InvITs industry pushes for easier M&A rules to boost investor interest

Industry:    10 hours ago

The InvITs industry with ₹7 lakh crore of assets under management is seeking M&A-friendly guidelines from regulators for the asset class to be able to attract more investors, several industry executives said.

Their request is that guidelines for change of control transactions involving InvITs should have parity with market regulator Sebi’s open offer guidelines, they said.

In the case of change of control in a listed company wherein an acquirer picks up a 25% stake or more from an existing promoter, the acquirer needs to make a further offer to buy up to 26% of the shares held by public equity shareholders.

In the case of InvITs, three fourth of unit holders, other than the InvITs sponsor, need to approve a change of control transaction. This could mean that the liability of a buyer could extend beyond the 26% offer they would need to make in the case of a listed company.

For instance, if only 67% of unit holders of an InvIT who are in the category of public, consent to a change of control, an acquirer would theoretically have to buy 33% of the unit holders who did not consent.

More InvITs are coming up and there “may be many opportunities” for change in sponsor, said Danny Samuel, chief executive officer of the publicly listed Roadstar Trust.

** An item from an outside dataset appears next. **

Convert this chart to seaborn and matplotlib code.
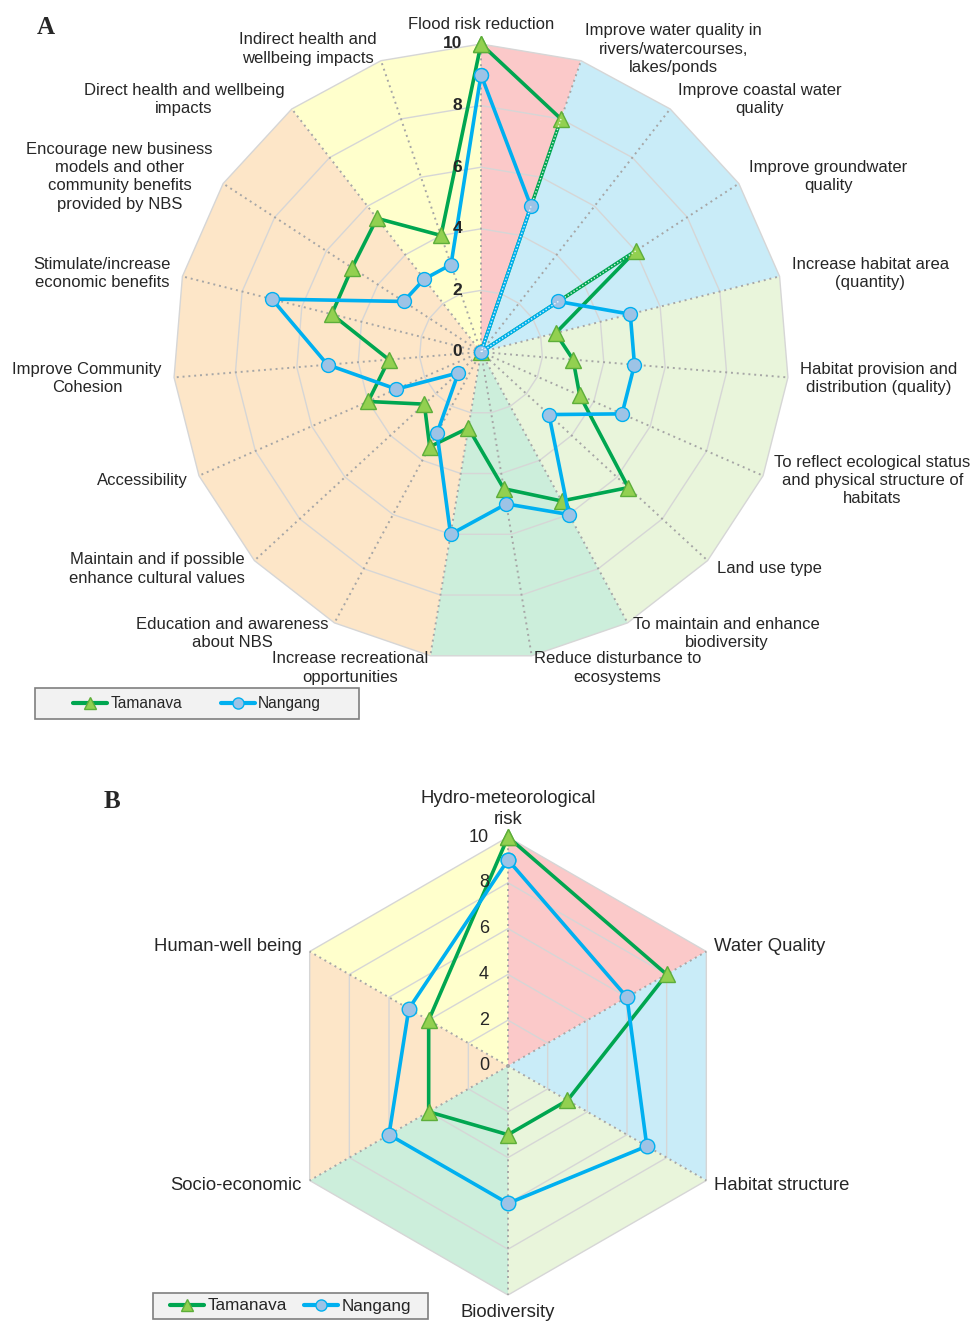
import numpy as np
import matplotlib
matplotlib.use("Agg")
import matplotlib.pyplot as plt
import seaborn as sns
from matplotlib.lines import Line2D
from matplotlib.patches import Rectangle

sns.set_style("white")
plt.rcParams["font.family"] = ["Liberation Sans", "DejaVu Sans"]

# ---------------- data ----------------
a_labels = [
    "Flood risk reduction",
    "Improve water quality in\nrivers/watercourses,\nlakes/ponds",
    "Improve coastal water\nquality",
    "Improve groundwater\nquality",
    "Increase habitat area\n(quantity)",
    "Habitat provision and\ndistribution (quality)",
    "To reflect ecological status\nand physical structure of\nhabitats",
    "Land use type",
    "To maintain and enhance\nbiodiversity",
    "Reduce disturbance to\necosystems",
    "Increase recreational\nopportunities",
    "Education and awareness\nabout NBS",
    "Maintain and if possible\nenhance cultural values",
    "Accessibility",
    "Improve Community\nCohesion",
    "Stimulate/increase\neconomic benefits",
    "Encourage new business\nmodels and other\ncommunity benefits\nprovided by NBS",
    "Direct health and wellbeing\nimpacts",
    "Indirect health and\nwellbeing impacts",
]
a_tamanava = [10, 8, 0, 6, 2.5, 3, 3.5, 6.5, 5.5, 4.5, 2.5, 3.5, 2.5, 4, 3, 5, 5, 5.5, 4]
a_nangang = [9, 5, 0, 3, 5, 5, 5, 3, 6, 5, 6, 3, 1, 3, 5, 7, 3, 3, 3]
a_sector_bounds = [0, 1, 4, 8, 10, 17, 19]

b_labels = ["Hydro-meteorological\nrisk", "Water Quality", "Habitat structure",
            "Biodiversity", "Socio-economic", "Human-well being"]
b_tamanava = [10, 8, 3, 3, 4, 4]
b_nangang = [9, 6, 7, 6, 6, 5]
b_sector_bounds = [0, 1, 2, 3, 4, 5, 6]

sector_colors = ["#FBC9C9", "#C9ECF8", "#E9F5DB", "#CCEEDB", "#FDE6C8", "#FFFFCC"]
ring_ticks = [0, 2, 4, 6, 8, 10]
series_names = ["Tamanava", "Nangang"]

GREEN = "#00A650"
BLUE = "#00B0F0"
TRI_FACE = "#92D050"
TRI_EDGE = "#5DAE3A"
CIR_FACE = "#9DC3E6"


def draw_radar(ax, labels, tam, nan, bounds, label_fs, tick_fs, tick_bold,
               lw, tri_ms, cir_ms):
    n = len(labels)
    th = np.arange(n) * 2 * np.pi / n
    th_c = np.append(th, 2 * np.pi)
    ax.set_theta_zero_location("N")
    ax.set_theta_direction(-1)
    ax.patch.set_alpha(0)
    ax.spines["polar"].set_visible(False)
    ax.grid(False)

    # background sectors
    for k in range(len(bounds) - 1):
        a, b = bounds[k], bounds[k + 1]
        ts = [0] + [th_c[j] for j in range(a, b + 1)]
        rs = [0] + [10] * (b - a + 1)
        ax.fill(ts, rs, color=sector_colors[k], lw=0, zorder=0)

    # rings
    for r in ring_ticks[1:]:
        ax.plot(th_c, [r] * len(th_c), color="#D6D6D6", lw=1.0, zorder=1)
    # spokes
    for t in th:
        ax.plot([t, t], [0, 10], color="#A6A6A6", lw=1.4, ls=(0, (1, 2)), zorder=2)

    tam_c = list(tam) + [tam[0]]
    nan_c = list(nan) + [nan[0]]
    sns.lineplot(x=th_c, y=tam_c, sort=False, estimator=None, ax=ax, color=GREEN,
                 lw=lw, marker="^", markersize=tri_ms, markerfacecolor=TRI_FACE,
                 markeredgecolor=TRI_EDGE, markeredgewidth=1.0, zorder=5)
    sns.lineplot(x=th_c, y=nan_c, sort=False, estimator=None, ax=ax, color=BLUE,
                 lw=lw, marker="o", markersize=cir_ms, markerfacecolor=CIR_FACE,
                 markeredgecolor=BLUE, markeredgewidth=1.0, zorder=6)

    # dotted look of segments running along a spoke to a zero value
    for vals, z in ((tam, 5.5), (nan, 6.5)):
        for i, v in enumerate(vals):
            if v == 0:
                for j in (i - 1, (i + 1) % n):
                    ax.plot([th[j], th[i]], [vals[j], 0], color="white", lw=1.0,
                            ls=(0, (1, 1.5)), alpha=0.85, zorder=z)

    for ln in ax.lines:
        ln.set_clip_on(False)

    ax.set_xlabel("")
    ax.set_ylabel("")
    ax.set_xticks([])
    ax.set_yticks([])
    ax.set_ylim(0, 10)
    ax.set_thetalim(0, 2 * np.pi)

    # category labels
    for t, lab in zip(th, labels):
        s = np.sin(t)
        c = np.cos(t)
        if s > 0.05:
            ha = "left"
        elif s < -0.05:
            ha = "right"
        else:
            ha = "center"
        if ha == "center":
            va = "bottom" if c > 0 else "top"
        else:
            va = "center"
        ax.text(t, 10.4, lab, ha=ha, va=va, multialignment="center",
                fontsize=label_fs, linespacing=1.27, zorder=10)

    # ring value labels
    for r in ring_ticks:
        ax.annotate(str(r), xy=(0, r), xytext=(-19, 0), textcoords="offset pixels",
                    ha="right", va="center", fontsize=tick_fs,
                    fontweight="bold" if tick_bold else "normal", zorder=10)


def add_legend(fig, box_px, fs, hl, cs):
    W, H = 973, 1324
    x0, y0, x1, y1 = box_px
    rect = Rectangle((x0 / W, 1 - y1 / H), (x1 - x0) / W, (y1 - y0) / H,
                     transform=fig.transFigure, facecolor="#F2F2F2",
                     edgecolor="#7F7F7F", lw=1.2, zorder=0)
    fig.patches.append(rect)
    handles = [
        Line2D([], [], color=GREEN, lw=3, marker="^", markersize=8,
               markerfacecolor=TRI_FACE, markeredgecolor=TRI_EDGE),
        Line2D([], [], color=BLUE, lw=3, marker="o", markersize=8,
               markerfacecolor=CIR_FACE, markeredgecolor=BLUE),
    ]
    fig.legend(handles, series_names, loc="center",
               bbox_to_anchor=((x0 + x1) / 2 / W, 1 - (y0 + y1) / 2 / H),
               ncol=2, frameon=False, fontsize=fs, handlelength=hl,
               handletextpad=0.2, columnspacing=cs, borderpad=0.2)


fig = plt.figure(figsize=(9.73, 13.24), dpi=100)
W, H = 973, 1324

# Panel A: centre (481, 352), radius 308 px
cxA, cyA, RA = 481, 352, 308
axA = fig.add_axes([(cxA - RA) / W, 1 - (cyA + RA) / H, 2 * RA / W, 2 * RA / H],
                   projection="polar")
draw_radar(axA, a_labels, a_tamanava, a_nangang, a_sector_bounds,
           label_fs=12, tick_fs=12.5, tick_bold=True, lw=2.6, tri_ms=11, cir_ms=10)

# Panel B: centre (508, 1066), radius 229 px
cxB, cyB, RB = 508, 1066, 229
axB = fig.add_axes([(cxB - RB) / W, 1 - (cyB + RB) / H, 2 * RB / W, 2 * RB / H],
                   projection="polar")
draw_radar(axB, b_labels, b_tamanava, b_nangang, b_sector_bounds,
           label_fs=13.3, tick_fs=13, tick_bold=False, lw=2.6, tri_ms=11.5, cir_ms=10.5)

add_legend(fig, (35, 688, 359, 719), 11.2, 2.2, 2.5)
add_legend(fig, (153, 1293, 428, 1319), 12.3, 2.0, 1.0)

fig.text(37 / W, 1 - 28 / H, "A", fontsize=18, fontweight="bold",
         family=["Liberation Serif", "DejaVu Serif"], va="center", ha="left")
fig.text(104 / W, 1 - 801 / H, "B", fontsize=18, fontweight="bold",
         family=["Liberation Serif", "DejaVu Serif"], va="center", ha="left")

fig.savefig("out.png", dpi=100)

“In theory, the incoming buyer may end up buying a very large portion of public/non-sponsor units. Bharat InvITs Association has submitted a white paper to Sebi to make regulations simpler for incoming buyers and perhaps make it similar to requirements for equity holders with similar limits,” said Samuel.

InvITs Seek Tweak in Rules to Smoothen Change of Control

M&A Enabler: Seek open offer-type mechanism, say 75% of unit holders, other than sponsor, now need to okay sale of an InvIT

“If the current norms are indeed cumbersome, then having a tried and tested approach from the takeover code being adopted makes sense,” said a former regulatory official.

While some believe open offer thresholds akin to those for listed companies will help M&A transactions in InvITs take off, others said minor changes in the way threshold limits for approval of changes in control are calculated are also in order.

“Any change in sponsor or change in control of sponsor in an InvIT, or an InvIT becoming self-sponsored, requires approval from 75% of all unitholders by value. In widely held InvITs with large institutional and retail participation, achieving this threshold can become practically difficult,” said Harsh Shah, managing director of publicly listed Indigrid, a KKR-backed InvIT.

“The representation has, therefore, suggested that the approval threshold may instead be linked to unitholders present and voting, similar to several other listed market processes,” he said.

There are currently 24 listed InvITs, spanning roads, power transmission, renewables, telecom and gas pipelines. Road InvITs alone account for about ₹3 lakh crore of the total AUM as of March 2026.

“In light of the peculiar governance structure, the current InvIT regulatory framework seeks to protect the minority unitholders by giving them a vote on the change in sponsor decision itself, in addition to an exit offer if the vote is defeated. A change in the manner in which such votes are counted will make the framework more beneficial for all parties,” said Nikhil Naredi, partner, Shardul Amarchand Mangaldas.

“Aligning dissenting unitholder exits in InvITs with a transparent open-offer framework can strengthen minority investor confidence and improve governance credibility,” said an investment banker on the condition of anonymity.